GOAL: Reproduce every entry below precisely; do not include the pictures.

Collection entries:
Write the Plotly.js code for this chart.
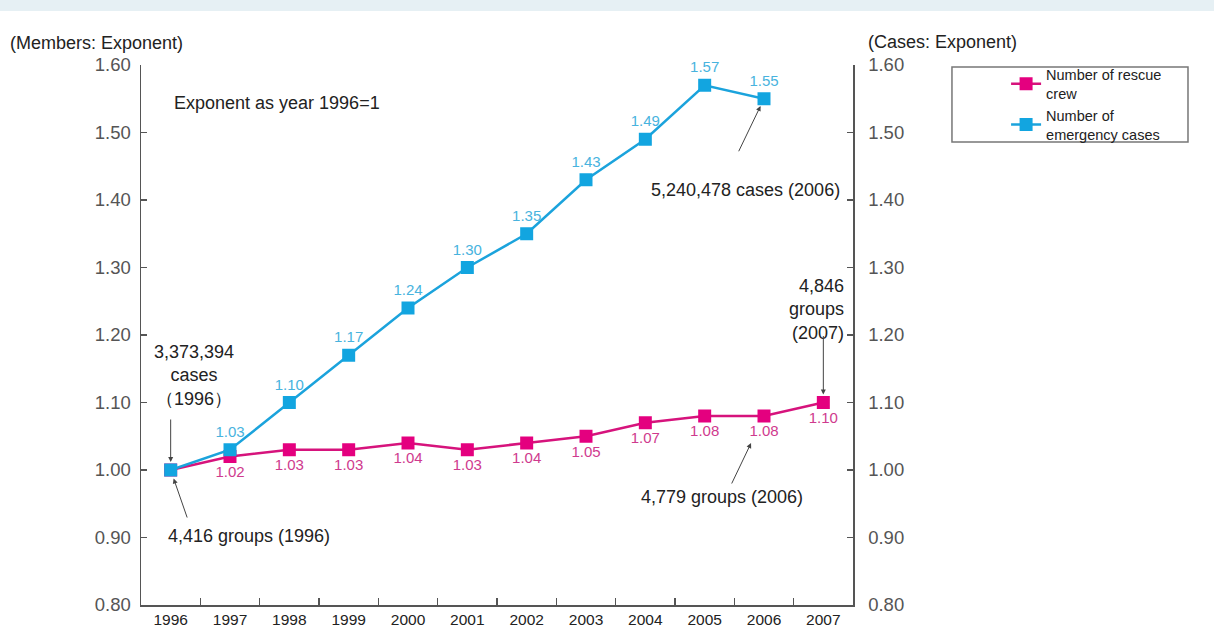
<!DOCTYPE html>
<html>
<head>
<meta charset="utf-8">
<script src="https://cdn.plot.ly/plotly-3.0.1.min.js"></script>
<style>
  html, body { margin: 0; padding: 0; background: #ffffff; }
  #chart { width: 1214px; height: 633px; }
</style>
</head>
<body>
<div id="chart"></div>
<script>
const years = ['1996','1997','1998','1999','2000','2001','2002','2003','2004','2005','2006','2007'];
const rescueCrew = [1.00, 1.02, 1.03, 1.03, 1.04, 1.03, 1.04, 1.05, 1.07, 1.08, 1.08, 1.10];
const emergencyYears = ['1996','1997','1998','1999','2000','2001','2002','2003','2004','2005','2006'];
const emergencyCases = [1.00, 1.03, 1.10, 1.17, 1.24, 1.30, 1.35, 1.43, 1.49, 1.57, 1.55];
const yTicks = [0.8, 0.9, 1.0, 1.1, 1.2, 1.3, 1.4, 1.5, 1.6];

const labelOf = arr => arr.map((v, i) => i === 0 ? '' : v.toFixed(2));

const FONT = '"Liberation Sans", Arial, Helvetica, sans-serif';
const TXT = '#222222';
const AXC = '#555555';

const traces = [
  {
    name: 'Number of rescue<br>crew',
    x: years, y: rescueCrew,
    type: 'scatter', mode: 'lines+markers+text',
    text: labelOf(rescueCrew),
    textposition: 'bottom center',
    textfont: {family: FONT, size: 15, color: '#cf3a8e'},
    line: {color: '#d6137c', width: 2.5},
    marker: {symbol: 'square', size: 13, color: '#e4007f'},
    cliponaxis: false,
    hoverinfo: 'x+y'
  },
  {
    name: 'Number of<br>emergency cases',
    x: emergencyYears, y: emergencyCases,
    yaxis: 'y2',
    type: 'scatter', mode: 'lines+markers+text',
    text: labelOf(emergencyCases),
    textposition: 'top center',
    textfont: {family: FONT, size: 15, color: '#48b3de'},
    line: {color: '#1ba3dc', width: 2.5},
    marker: {symbol: 'square', size: 13, color: '#12a5e0'},
    cliponaxis: false,
    hoverinfo: 'x+y'
  }
];

const yAxisCommon = {
  range: [0.8, 1.6],
  tickvals: yTicks,
  tickformat: '.2f',
  ticks: 'inside', ticklen: 6, tickwidth: 1.2, tickcolor: AXC,
  showline: true, linecolor: AXC, linewidth: 1.5,
  showgrid: false, zeroline: false,
  tickfont: {family: FONT, size: 18.5, color: AXC},
  fixedrange: true
};

const annFont = {family: FONT, size: 18, color: TXT};
const arrowCommon = {
  text: '', showarrow: true, arrowhead: 2, arrowsize: 1, arrowwidth: 1,
  arrowcolor: '#444444', axref: 'pixel', ayref: 'pixel'
};

const layout = {
  width: 1214, height: 633,
  margin: {l: 141, r: 361, t: 65, b: 28},
  paper_bgcolor: '#ffffff', plot_bgcolor: '#ffffff',
  font: {family: FONT, color: TXT},
  showlegend: true,
  legend: {
    x: 1.215, y: 1.012, xanchor: 'left', yanchor: 'top',
    bgcolor: 'rgba(0,0,0,0)', borderwidth: 0,
    font: {family: FONT, size: 14.5, color: TXT},
    tracegroupgap: 0
  },
  xaxis: {
    type: 'category',
    range: [-0.5, 11.5],
    tickson: 'boundaries',
    ticks: 'inside', ticklen: 7, tickwidth: 1.2, tickcolor: AXC,
    showline: true, linecolor: AXC, linewidth: 1.5,
    showgrid: false, zeroline: false,
    tickfont: {family: FONT, size: 15.5, color: TXT},
    fixedrange: true
  },
  yaxis: Object.assign({}, yAxisCommon, {side: 'left', ticklabelstandoff: 5}),
  yaxis2: Object.assign({}, yAxisCommon, {side: 'right', overlaying: 'y', anchor: 'x', ticklabelstandoff: 10}),
  shapes: [
    {type: 'rect', xref: 'paper', yref: 'paper', x0: -0.2, x1: 1.51, y0: 1.1, y1: 1.125,
     fillcolor: '#e6f0f4', line: {width: 0}, layer: 'below'},
    {type: 'rect', xref: 'paper', yref: 'paper', x0: 1.139, x1: 1.4705, y0: 0.8574, y1: 0.9963,
     fillcolor: 'rgba(0,0,0,0)', line: {color: '#777777', width: 1.5}}
  ],
  annotations: [
    {xref: 'paper', yref: 'paper', x: -0.1868, y: 1.0407, xanchor: 'left', yanchor: 'middle',
     text: '(Members: Exponent)', showarrow: false, font: annFont},
    {xref: 'paper', yref: 'paper', x: 1.0183, y: 1.0426, xanchor: 'left', yanchor: 'middle',
     text: '(Cases: Exponent)', showarrow: false, font: annFont},
    {xref: 'paper', yref: 'paper', x: 0.0435, y: 0.9296, xanchor: 'left', yanchor: 'middle',
     text: 'Exponent as year 1996=1', showarrow: false, font: annFont},

    {xref: 'x', yref: 'y', x: 0.40, y: 1.1407, xanchor: 'center', yanchor: 'middle',
     text: '3,373,394<br>cases<br>（1996）', showarrow: false, font: annFont, align: 'center'},
    Object.assign({}, arrowCommon, {xref: 'x', yref: 'y', x: 0, y: emergencyCases[0], ax: 0, ay: -52, standoff: 8}),

    {xref: 'x', yref: 'y', x: 1.32, y: 0.9015, xanchor: 'center', yanchor: 'middle',
     text: '4,416 groups (1996)', showarrow: false, font: annFont},
    Object.assign({}, arrowCommon, {xref: 'x', yref: 'y', x: 0, y: rescueCrew[0], ax: 17, ay: 49, standoff: 9}),

    {xref: 'x', yref: 'y', x: 9.69, y: 1.4148, xanchor: 'center', yanchor: 'middle',
     text: '5,240,478 cases (2006)', showarrow: false, font: annFont},
    Object.assign({}, arrowCommon, {xref: 'x', yref: 'y2', x: 10, y: emergencyCases[10], ax: -26, ay: 54, standoff: 8}),

    {xref: 'x', yref: 'y', x: 9.30, y: 0.96, xanchor: 'center', yanchor: 'middle',
     text: '4,779 groups (2006)', showarrow: false, font: annFont},
    Object.assign({}, arrowCommon, {xref: 'x', yref: 'y', x: 10, y: rescueCrew[10], ax: -33, ay: 69, standoff: 30}),

    {xref: 'x', yref: 'y', x: 11.377, y: 1.2385, xanchor: 'right', yanchor: 'middle',
     text: '4,846<br>groups<br>(2007)', showarrow: false, font: annFont, align: 'right'},
    Object.assign({}, arrowCommon, {xref: 'x', yref: 'y', x: 11, y: rescueCrew[11], ax: 0, ay: -68, standoff: 8})
  ]
};

Plotly.newPlot('chart', traces, layout, {displayModeBar: false, responsive: false, staticPlot: true});
</script>
</body>
</html>
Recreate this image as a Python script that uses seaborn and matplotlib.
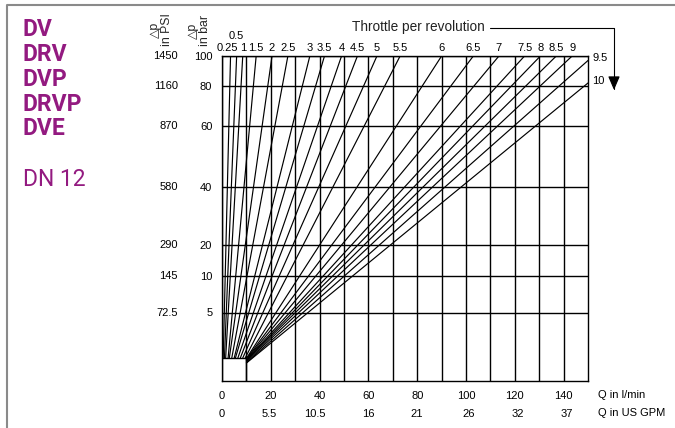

ANSWER TO THIS TASK:
Write the Plotly.js code for this chart.
<!DOCTYPE html>
<html>
<head>
<meta charset="utf-8">
<script src="https://cdn.plot.ly/plotly-3.0.1.min.js"></script>
<style>
  html, body { margin: 0; padding: 0; background: #ffffff; }
  #chart { width: 1214px; height: 633px; }
</style>
</head>
<body>
<div id="chart"></div>
<script>
const years = ['1996','1997','1998','1999','2000','2001','2002','2003','2004','2005','2006','2007'];
const rescueCrew = [1.00, 1.02, 1.03, 1.03, 1.04, 1.03, 1.04, 1.05, 1.07, 1.08, 1.08, 1.10];
const emergencyYears = ['1996','1997','1998','1999','2000','2001','2002','2003','2004','2005','2006'];
const emergencyCases = [1.00, 1.03, 1.10, 1.17, 1.24, 1.30, 1.35, 1.43, 1.49, 1.57, 1.55];
const yTicks = [0.8, 0.9, 1.0, 1.1, 1.2, 1.3, 1.4, 1.5, 1.6];

const labelOf = arr => arr.map((v, i) => i === 0 ? '' : v.toFixed(2));

const FONT = '"Liberation Sans", Arial, Helvetica, sans-serif';
const TXT = '#222222';
const AXC = '#555555';

const traces = [
  {
    name: 'Number of rescue<br>crew',
    x: years, y: rescueCrew,
    type: 'scatter', mode: 'lines+markers+text',
    text: labelOf(rescueCrew),
    textposition: 'bottom center',
    textfont: {family: FONT, size: 15, color: '#cf3a8e'},
    line: {color: '#d6137c', width: 2.5},
    marker: {symbol: 'square', size: 13, color: '#e4007f'},
    cliponaxis: false,
    hoverinfo: 'x+y'
  },
  {
    name: 'Number of<br>emergency cases',
    x: emergencyYears, y: emergencyCases,
    yaxis: 'y2',
    type: 'scatter', mode: 'lines+markers+text',
    text: labelOf(emergencyCases),
    textposition: 'top center',
    textfont: {family: FONT, size: 15, color: '#48b3de'},
    line: {color: '#1ba3dc', width: 2.5},
    marker: {symbol: 'square', size: 13, color: '#12a5e0'},
    cliponaxis: false,
    hoverinfo: 'x+y'
  }
];

const yAxisCommon = {
  range: [0.8, 1.6],
  tickvals: yTicks,
  tickformat: '.2f',
  ticks: 'inside', ticklen: 6, tickwidth: 1.2, tickcolor: AXC,
  showline: true, linecolor: AXC, linewidth: 1.5,
  showgrid: false, zeroline: false,
  tickfont: {family: FONT, size: 18.5, color: AXC},
  fixedrange: true
};

const annFont = {family: FONT, size: 18, color: TXT};
const arrowCommon = {
  text: '', showarrow: true, arrowhead: 2, arrowsize: 1, arrowwidth: 1,
  arrowcolor: '#444444', axref: 'pixel', ayref: 'pixel'
};

const layout = {
  width: 1214, height: 633,
  margin: {l: 141, r: 361, t: 65, b: 28},
  paper_bgcolor: '#ffffff', plot_bgcolor: '#ffffff',
  font: {family: FONT, color: TXT},
  showlegend: true,
  legend: {
    x: 1.215, y: 1.012, xanchor: 'left', yanchor: 'top',
    bgcolor: 'rgba(0,0,0,0)', borderwidth: 0,
    font: {family: FONT, size: 14.5, color: TXT},
    tracegroupgap: 0
  },
  xaxis: {
    type: 'category',
    range: [-0.5, 11.5],
    tickson: 'boundaries',
    ticks: 'inside', ticklen: 7, tickwidth: 1.2, tickcolor: AXC,
    showline: true, linecolor: AXC, linewidth: 1.5,
    showgrid: false, zeroline: false,
    tickfont: {family: FONT, size: 15.5, color: TXT},
    fixedrange: true
  },
  yaxis: Object.assign({}, yAxisCommon, {side: 'left', ticklabelstandoff: 5}),
  yaxis2: Object.assign({}, yAxisCommon, {side: 'right', overlaying: 'y', anchor: 'x', ticklabelstandoff: 10}),
  shapes: [
    {type: 'rect', xref: 'paper', yref: 'paper', x0: -0.2, x1: 1.51, y0: 1.1, y1: 1.125,
     fillcolor: '#e6f0f4', line: {width: 0}, layer: 'below'},
    {type: 'rect', xref: 'paper', yref: 'paper', x0: 1.139, x1: 1.4705, y0: 0.8574, y1: 0.9963,
     fillcolor: 'rgba(0,0,0,0)', line: {color: '#777777', width: 1.5}}
  ],
  annotations: [
    {xref: 'paper', yref: 'paper', x: -0.1868, y: 1.0407, xanchor: 'left', yanchor: 'middle',
     text: '(Members: Exponent)', showarrow: false, font: annFont},
    {xref: 'paper', yref: 'paper', x: 1.0183, y: 1.0426, xanchor: 'left', yanchor: 'middle',
     text: '(Cases: Exponent)', showarrow: false, font: annFont},
    {xref: 'paper', yref: 'paper', x: 0.0435, y: 0.9296, xanchor: 'left', yanchor: 'middle',
     text: 'Exponent as year 1996=1', showarrow: false, font: annFont},

    {xref: 'x', yref: 'y', x: 0.40, y: 1.1407, xanchor: 'center', yanchor: 'middle',
     text: '3,373,394<br>cases<br>（1996）', showarrow: false, font: annFont, align: 'center'},
    Object.assign({}, arrowCommon, {xref: 'x', yref: 'y', x: 0, y: emergencyCases[0], ax: 0, ay: -52, standoff: 8}),

    {xref: 'x', yref: 'y', x: 1.32, y: 0.9015, xanchor: 'center', yanchor: 'middle',
     text: '4,416 groups (1996)', showarrow: false, font: annFont},
    Object.assign({}, arrowCommon, {xref: 'x', yref: 'y', x: 0, y: rescueCrew[0], ax: 17, ay: 49, standoff: 9}),

    {xref: 'x', yref: 'y', x: 9.69, y: 1.4148, xanchor: 'center', yanchor: 'middle',
     text: '5,240,478 cases (2006)', showarrow: false, font: annFont},
    Object.assign({}, arrowCommon, {xref: 'x', yref: 'y2', x: 10, y: emergencyCases[10], ax: -26, ay: 54, standoff: 8}),

    {xref: 'x', yref: 'y', x: 9.30, y: 0.96, xanchor: 'center', yanchor: 'middle',
     text: '4,779 groups (2006)', showarrow: false, font: annFont},
    Object.assign({}, arrowCommon, {xref: 'x', yref: 'y', x: 10, y: rescueCrew[10], ax: -33, ay: 69, standoff: 30}),

    {xref: 'x', yref: 'y', x: 11.377, y: 1.2385, xanchor: 'right', yanchor: 'middle',
     text: '4,846<br>groups<br>(2007)', showarrow: false, font: annFont, align: 'right'},
    Object.assign({}, arrowCommon, {xref: 'x', yref: 'y', x: 11, y: rescueCrew[11], ax: 0, ay: -68, standoff: 8})
  ]
};

Plotly.newPlot('chart', traces, layout, {displayModeBar: false, responsive: false, staticPlot: true});
</script>
</body>
</html>
Recreate this image as a Python script that uses seaborn and matplotlib.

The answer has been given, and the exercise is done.